Subsequently, the tentative steps toward progress backtracked by leaps and bounds around 2009. Russian judges couldn’t leave to visit their U.S. counterparts, the U.S. Agency for International Development couldn’t stay, the suppression of free speech was back, and the law pretty much became what Vladimir Putin decrees. Cordy remembers how prophetic a Russian judge had been when she warned him that the independence of the judiciary was “balanced on a razor’s edge, just wait until the government pushes back.”
Upbeat about Uzbekistan
A happier scenario has emerged in Uzbekistan where, a quarter-century after the breakup of the Soviet Union, the Islamic nation in Central Asia nurtures democracy that saw 88 percent turnout at the polls in last year’s election of President Shavkat Mirziyoyev.
It was back in 2012 when, with Russian progress in free fall, Cordy’s email contained an invite that had him accepting and then poring over a map. It said, “We understand you are a judge who will go anywhere for a good cause. Would you consider coming to Uzbekistan to help celebrate the 20th anniversary of the constitution?”
In the last five years, he’s made nine trips to the landlocked nation that borders Afghanistan. The Uzbek legal community and Boston College’s law school are about to commence an exchange program. Judicial independence, legal education, rule of law, a liberalized economy, anti-corruption initiatives and an active civil society and media seem foremost among the country’s new ambitions.
“The contrast between the Uzbekistan of today and other countries moving in the opposite direction is striking,” Cordy wrote in a Boston Herald op-ed last year.
There might be some irony when Cordy says, “the direction of the new president of Uzbekistan could not be more consistent with U.S. ideals.” That “new president” hails from halfway around the world. As for the new president at home, Cordy sees some autocratic traits.
As candidate and as president, Donald Trump has spoken disparagingly of judges who have ruled against his interests, and postured for laws that would lower the burden of proof in libel and slander cases.

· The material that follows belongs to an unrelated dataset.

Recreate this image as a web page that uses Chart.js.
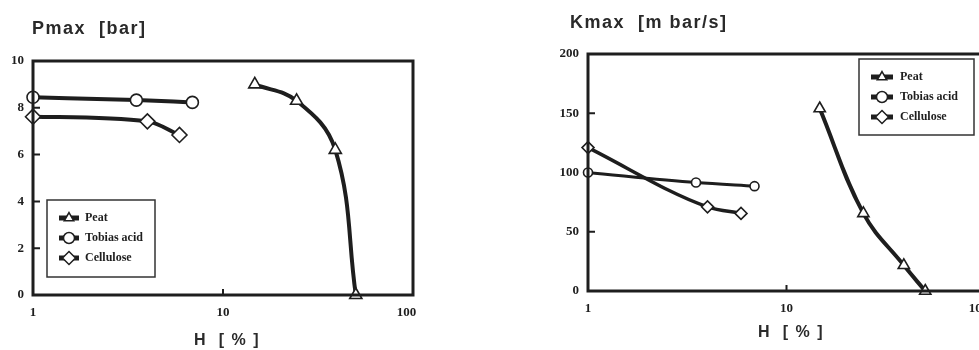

Ever outspoken on the need for an independent judiciary and unrestrained media, Cordy reminds us that there’s a Constitution here that also needs defending.
Cordy did that for 16 years on Massachusetts’ highest court prior to returning to a partnership at McDermott, Will & Emery. Though busy with high-profile clients, the 68-year-old Cordy—youthful and passionate as ever—has his passport handy and a map available for his next calling abroad, wherever that might be.
“I’m always energized by the prospect of working with colleagues abroad,” he says. “On one hand it can be exhilarating, but on the other hand we’ve got to be realistic about how things can change.”